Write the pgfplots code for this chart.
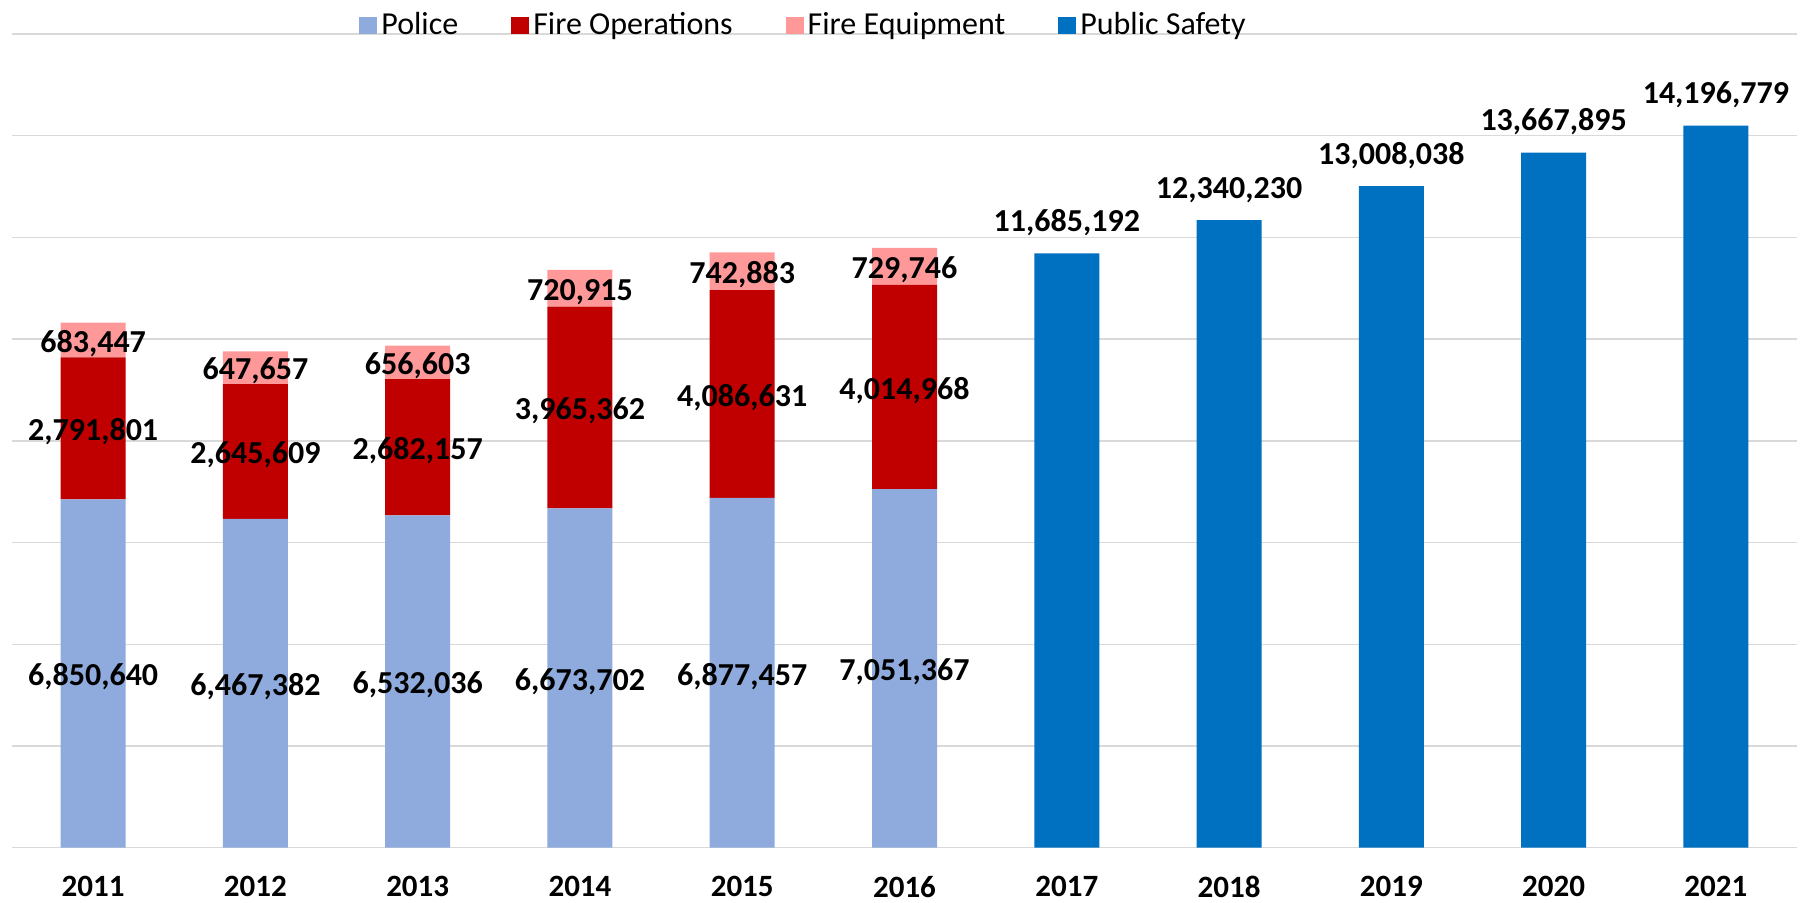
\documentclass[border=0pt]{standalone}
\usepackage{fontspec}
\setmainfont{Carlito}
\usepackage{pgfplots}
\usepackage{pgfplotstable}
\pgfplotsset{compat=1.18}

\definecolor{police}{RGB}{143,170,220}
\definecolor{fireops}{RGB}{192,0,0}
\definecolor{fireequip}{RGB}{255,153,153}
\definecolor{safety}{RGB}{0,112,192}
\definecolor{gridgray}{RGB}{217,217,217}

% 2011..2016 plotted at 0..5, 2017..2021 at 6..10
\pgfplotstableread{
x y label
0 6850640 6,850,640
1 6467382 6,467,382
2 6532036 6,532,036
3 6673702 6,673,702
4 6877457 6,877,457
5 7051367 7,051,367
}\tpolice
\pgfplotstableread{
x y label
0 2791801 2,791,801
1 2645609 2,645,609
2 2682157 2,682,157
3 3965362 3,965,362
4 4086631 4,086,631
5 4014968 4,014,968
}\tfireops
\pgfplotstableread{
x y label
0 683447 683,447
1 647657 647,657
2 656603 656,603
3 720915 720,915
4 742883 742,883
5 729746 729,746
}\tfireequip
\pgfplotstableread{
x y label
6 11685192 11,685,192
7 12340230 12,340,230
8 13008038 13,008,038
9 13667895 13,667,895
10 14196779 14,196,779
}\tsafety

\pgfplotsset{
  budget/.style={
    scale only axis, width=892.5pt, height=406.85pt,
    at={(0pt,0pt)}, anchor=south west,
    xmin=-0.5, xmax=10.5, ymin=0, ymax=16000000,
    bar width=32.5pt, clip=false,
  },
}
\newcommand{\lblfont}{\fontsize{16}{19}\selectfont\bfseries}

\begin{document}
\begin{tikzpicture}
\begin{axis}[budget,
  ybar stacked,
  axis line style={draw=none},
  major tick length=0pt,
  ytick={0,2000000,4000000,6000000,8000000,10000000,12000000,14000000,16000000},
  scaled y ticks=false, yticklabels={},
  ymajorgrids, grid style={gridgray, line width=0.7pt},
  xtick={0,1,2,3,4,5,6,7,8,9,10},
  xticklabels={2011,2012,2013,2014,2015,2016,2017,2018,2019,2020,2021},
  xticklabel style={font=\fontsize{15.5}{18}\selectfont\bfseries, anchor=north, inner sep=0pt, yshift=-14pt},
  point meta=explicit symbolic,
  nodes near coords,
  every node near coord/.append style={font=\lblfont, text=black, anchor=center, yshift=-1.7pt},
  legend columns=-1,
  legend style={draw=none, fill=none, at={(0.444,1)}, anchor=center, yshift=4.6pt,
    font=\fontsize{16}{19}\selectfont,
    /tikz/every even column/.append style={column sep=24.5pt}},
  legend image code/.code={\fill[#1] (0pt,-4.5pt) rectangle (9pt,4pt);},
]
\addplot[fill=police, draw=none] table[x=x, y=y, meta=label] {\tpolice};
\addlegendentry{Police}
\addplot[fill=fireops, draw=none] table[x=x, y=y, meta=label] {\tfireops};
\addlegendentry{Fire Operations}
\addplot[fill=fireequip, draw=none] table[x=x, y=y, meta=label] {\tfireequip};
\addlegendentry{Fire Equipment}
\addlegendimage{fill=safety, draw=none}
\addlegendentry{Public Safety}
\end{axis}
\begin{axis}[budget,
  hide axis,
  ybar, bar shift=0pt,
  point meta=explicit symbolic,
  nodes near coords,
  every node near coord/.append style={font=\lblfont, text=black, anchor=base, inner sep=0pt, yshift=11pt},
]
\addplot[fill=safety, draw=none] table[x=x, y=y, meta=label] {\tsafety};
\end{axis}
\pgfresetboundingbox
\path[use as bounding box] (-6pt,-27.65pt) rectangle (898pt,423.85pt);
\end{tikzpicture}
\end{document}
++++++++++
* _Aim of the exercise_
Track down every line holding the string "code" and copy it.

* _The solution_
Write the pgfplots code for this chart.
  legend image code/.code={\fill[#1] (0pt,-4.5pt) rectangle (9pt,4pt);},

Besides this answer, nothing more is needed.